Problem to work on: Pick out each line below containing "this".
------------------------
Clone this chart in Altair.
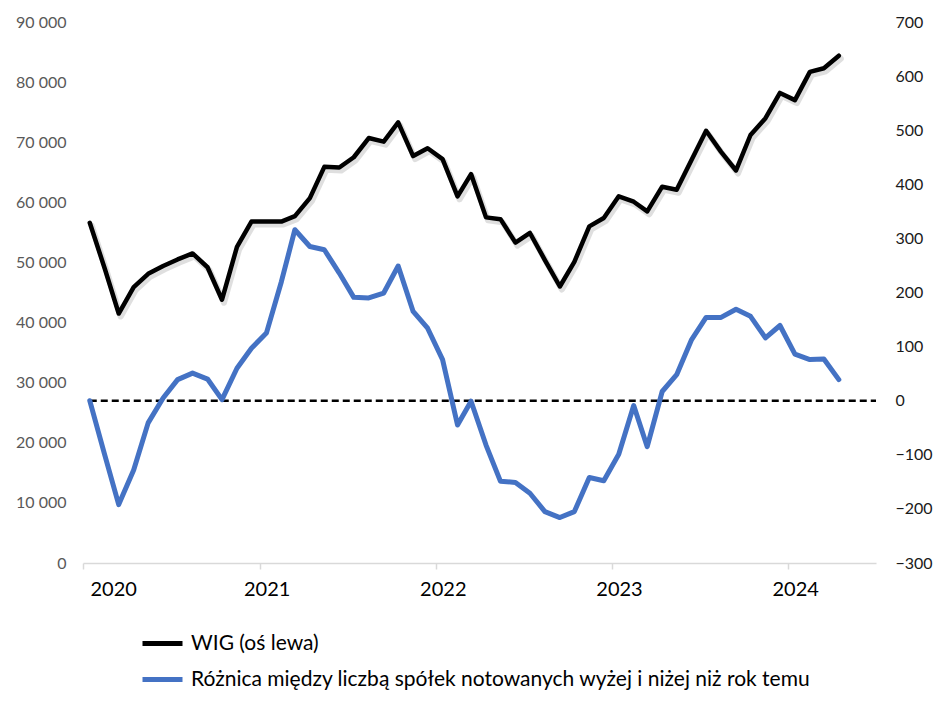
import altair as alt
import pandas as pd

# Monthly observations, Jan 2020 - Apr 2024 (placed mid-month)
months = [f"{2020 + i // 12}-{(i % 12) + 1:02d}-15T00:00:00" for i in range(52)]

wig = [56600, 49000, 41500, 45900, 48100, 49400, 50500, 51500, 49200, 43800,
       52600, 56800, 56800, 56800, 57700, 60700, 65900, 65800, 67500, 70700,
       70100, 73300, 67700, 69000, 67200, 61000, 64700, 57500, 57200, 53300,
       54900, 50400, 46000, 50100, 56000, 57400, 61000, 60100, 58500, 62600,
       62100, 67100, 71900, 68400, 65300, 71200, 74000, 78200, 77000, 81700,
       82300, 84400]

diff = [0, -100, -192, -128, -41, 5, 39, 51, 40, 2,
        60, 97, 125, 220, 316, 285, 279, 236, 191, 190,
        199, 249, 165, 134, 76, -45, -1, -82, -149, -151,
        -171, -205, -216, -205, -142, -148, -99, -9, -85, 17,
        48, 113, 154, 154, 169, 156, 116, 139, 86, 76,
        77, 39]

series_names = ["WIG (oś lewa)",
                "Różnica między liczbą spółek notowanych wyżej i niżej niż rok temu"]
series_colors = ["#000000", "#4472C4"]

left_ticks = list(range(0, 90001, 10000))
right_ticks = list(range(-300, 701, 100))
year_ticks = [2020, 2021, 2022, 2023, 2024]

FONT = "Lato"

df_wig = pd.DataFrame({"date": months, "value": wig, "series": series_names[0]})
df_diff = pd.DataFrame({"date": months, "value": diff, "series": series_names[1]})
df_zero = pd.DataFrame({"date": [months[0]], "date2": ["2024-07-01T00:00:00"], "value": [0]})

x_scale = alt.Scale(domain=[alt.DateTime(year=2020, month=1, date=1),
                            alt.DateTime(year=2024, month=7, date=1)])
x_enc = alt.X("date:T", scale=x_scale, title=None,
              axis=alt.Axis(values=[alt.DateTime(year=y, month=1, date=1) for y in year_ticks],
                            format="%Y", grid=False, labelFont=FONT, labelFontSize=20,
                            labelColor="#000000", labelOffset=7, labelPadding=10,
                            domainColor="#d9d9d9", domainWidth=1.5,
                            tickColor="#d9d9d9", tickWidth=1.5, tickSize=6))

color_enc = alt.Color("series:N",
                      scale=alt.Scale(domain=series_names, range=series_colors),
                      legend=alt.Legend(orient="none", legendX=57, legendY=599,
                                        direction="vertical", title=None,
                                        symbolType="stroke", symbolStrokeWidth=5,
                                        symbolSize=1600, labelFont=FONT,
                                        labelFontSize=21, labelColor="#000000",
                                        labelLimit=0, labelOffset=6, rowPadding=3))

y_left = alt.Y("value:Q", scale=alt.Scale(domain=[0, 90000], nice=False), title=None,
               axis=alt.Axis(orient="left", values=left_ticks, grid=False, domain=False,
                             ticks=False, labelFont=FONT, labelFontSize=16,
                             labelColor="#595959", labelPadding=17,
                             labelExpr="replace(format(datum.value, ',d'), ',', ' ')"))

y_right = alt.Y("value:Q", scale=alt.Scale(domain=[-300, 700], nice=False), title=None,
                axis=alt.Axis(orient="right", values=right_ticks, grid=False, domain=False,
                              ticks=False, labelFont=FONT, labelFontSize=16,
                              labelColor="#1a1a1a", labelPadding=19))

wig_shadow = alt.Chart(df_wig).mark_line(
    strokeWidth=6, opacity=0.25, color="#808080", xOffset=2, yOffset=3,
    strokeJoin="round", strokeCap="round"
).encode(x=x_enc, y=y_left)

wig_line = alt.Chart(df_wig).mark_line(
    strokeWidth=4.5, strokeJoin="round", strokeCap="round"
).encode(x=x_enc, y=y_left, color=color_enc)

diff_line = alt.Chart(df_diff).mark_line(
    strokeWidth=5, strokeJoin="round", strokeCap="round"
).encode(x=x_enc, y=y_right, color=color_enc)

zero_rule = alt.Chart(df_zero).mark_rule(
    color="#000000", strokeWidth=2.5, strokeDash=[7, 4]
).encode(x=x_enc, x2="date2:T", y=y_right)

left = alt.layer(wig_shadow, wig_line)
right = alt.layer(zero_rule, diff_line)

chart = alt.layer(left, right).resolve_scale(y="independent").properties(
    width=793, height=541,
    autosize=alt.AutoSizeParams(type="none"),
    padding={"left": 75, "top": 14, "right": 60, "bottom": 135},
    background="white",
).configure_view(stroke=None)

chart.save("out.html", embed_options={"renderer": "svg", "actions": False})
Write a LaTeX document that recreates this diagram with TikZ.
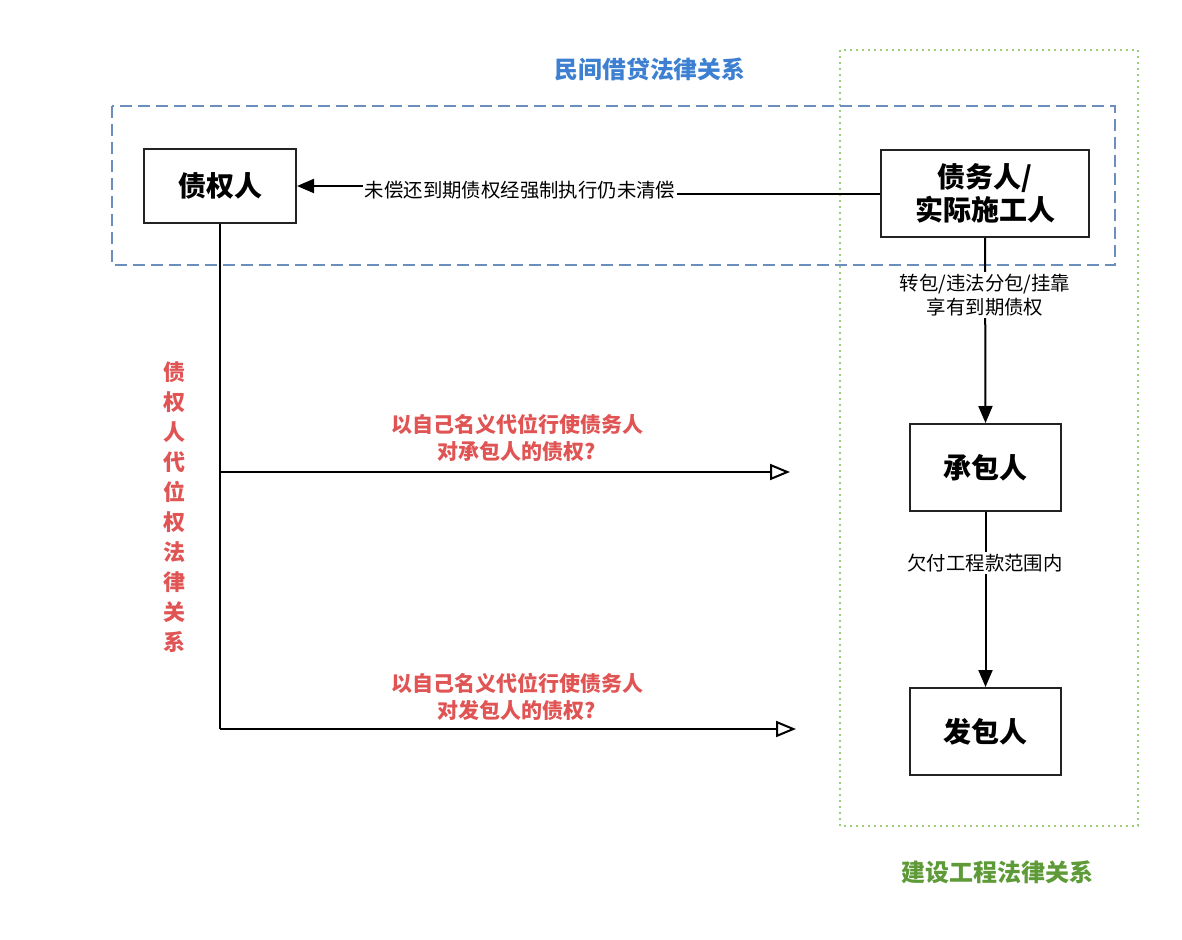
------------------------
Task response:
Clone this chart in Altair.
Write a LaTeX document that recreates this diagram with TikZ.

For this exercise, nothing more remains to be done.